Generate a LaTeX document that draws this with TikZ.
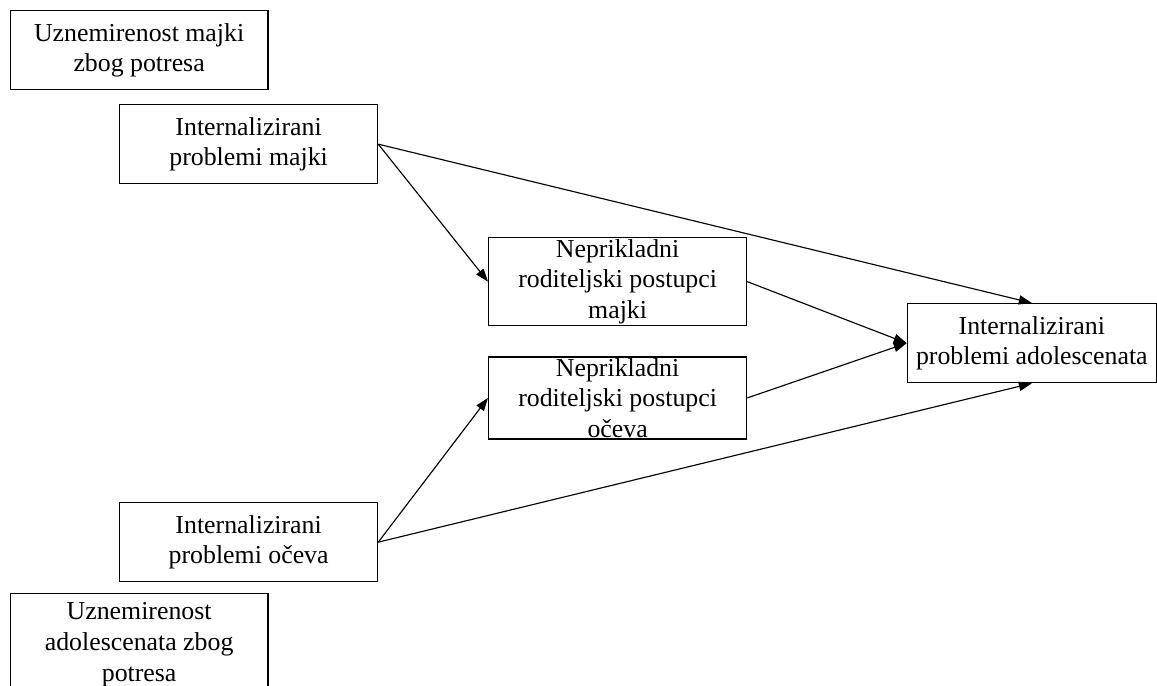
\documentclass[tikz,border=0pt]{standalone}
\usepackage{fontspec}
\setmainfont{Liberation Serif}
\usetikzlibrary{arrows.meta,positioning}
\tikzset{
  box/.style={draw,line width=0.75pt,align=center,inner sep=0pt,
    minimum width=5.16cm,minimum height=1.58cm,
    font=\fontsize{14.7}{17.4}\selectfont},
  >={Triangle[length=7.4pt,width=5.2pt]}
}

\begin{document}
\begin{tikzpicture}[x=0.02cm,y=-0.02cm,
      arr/.style={->,line width=0.65pt}]
    \useasboundingbox (0,0) rectangle (1157,686);
    % predictors on the left
    \node[box,anchor=north west] (uzMaj) at (9.5,10) {Uznemirenost majki\\ zbog potresa};
    \node[box,anchor=north west] (intMaj) at (119,104) {Internalizirani\\ problemi majki};
    \node[box,anchor=north west] (intOce) at (119,502) {Internalizirani\\ problemi očeva};
    \node[box,anchor=north west,minimum height=2.04cm] (uzAdol) at (9.5,593) {Uznemirenost\\ adolescenata zbog\\ potresa};
    % mediators
    \node[box,anchor=north west,minimum height=1.76cm] (nrpMaj) at (488,237) {Neprikladni\\ roditeljski postupci\\ majki};
    \node[box,below=0.6cm of nrpMaj,minimum height=1.64cm] (nrpOce) {Neprikladni\\ roditeljski postupci\\ očeva};
    % outcome
    \node[box,anchor=north west,minimum width=4.98cm] (intAdol) at (906.7,303) {Internalizirani\\ problemi adolescenata};
    \draw[arr] (intMaj.east)--(nrpMaj.west);
    \draw[arr] (intMaj.east)--(intAdol.north);
    \draw[arr] (nrpMaj.east)--(intAdol.west);
    \draw[arr] (nrpOce.east)--(intAdol.west);
    \draw[arr] (intOce.east)--(nrpOce.west);
    \draw[arr] (intOce.east)--(intAdol.south);
\end{tikzpicture}
\end{document}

Stated problem
All the lines above are to be given again exactly as they read, with the pictures removed.

Solution to the problem
Generate a LaTeX document that draws this with TikZ.
\documentclass[tikz,border=0pt]{standalone}
\usepackage{fontspec}
\setmainfont{Liberation Serif}
\usetikzlibrary{arrows.meta,positioning}
\tikzset{
  box/.style={draw,line width=0.75pt,align=center,inner sep=0pt,
    minimum width=5.16cm,minimum height=1.58cm,
    font=\fontsize{14.7}{17.4}\selectfont},
  >={Triangle[length=7.4pt,width=5.2pt]}
}

\begin{document}
\begin{tikzpicture}[x=0.02cm,y=-0.02cm,
      arr/.style={->,line width=0.65pt}]
    \useasboundingbox (0,0) rectangle (1157,686);
    % predictors on the left
    \node[box,anchor=north west] (uzMaj) at (9.5,10) {Uznemirenost majki\\ zbog potresa};
    \node[box,anchor=north west] (intMaj) at (119,104) {Internalizirani\\ problemi majki};
    \node[box,anchor=north west] (intOce) at (119,502) {Internalizirani\\ problemi očeva};
    \node[box,anchor=north west,minimum height=2.04cm] (uzAdol) at (9.5,593) {Uznemirenost\\ adolescenata zbog\\ potresa};
    % mediators
    \node[box,anchor=north west,minimum height=1.76cm] (nrpMaj) at (488,237) {Neprikladni\\ roditeljski postupci\\ majki};
    \node[box,below=0.6cm of nrpMaj,minimum height=1.64cm] (nrpOce) {Neprikladni\\ roditeljski postupci\\ očeva};
    % outcome
    \node[box,anchor=north west,minimum width=4.98cm] (intAdol) at (906.7,303) {Internalizirani\\ problemi adolescenata};
    \draw[arr] (intMaj.east)--(nrpMaj.west);
    \draw[arr] (intMaj.east)--(intAdol.north);
    \draw[arr] (nrpMaj.east)--(intAdol.west);
    \draw[arr] (nrpOce.east)--(intAdol.west);
    \draw[arr] (intOce.east)--(nrpOce.west);
    \draw[arr] (intOce.east)--(intAdol.south);
\end{tikzpicture}
\end{document}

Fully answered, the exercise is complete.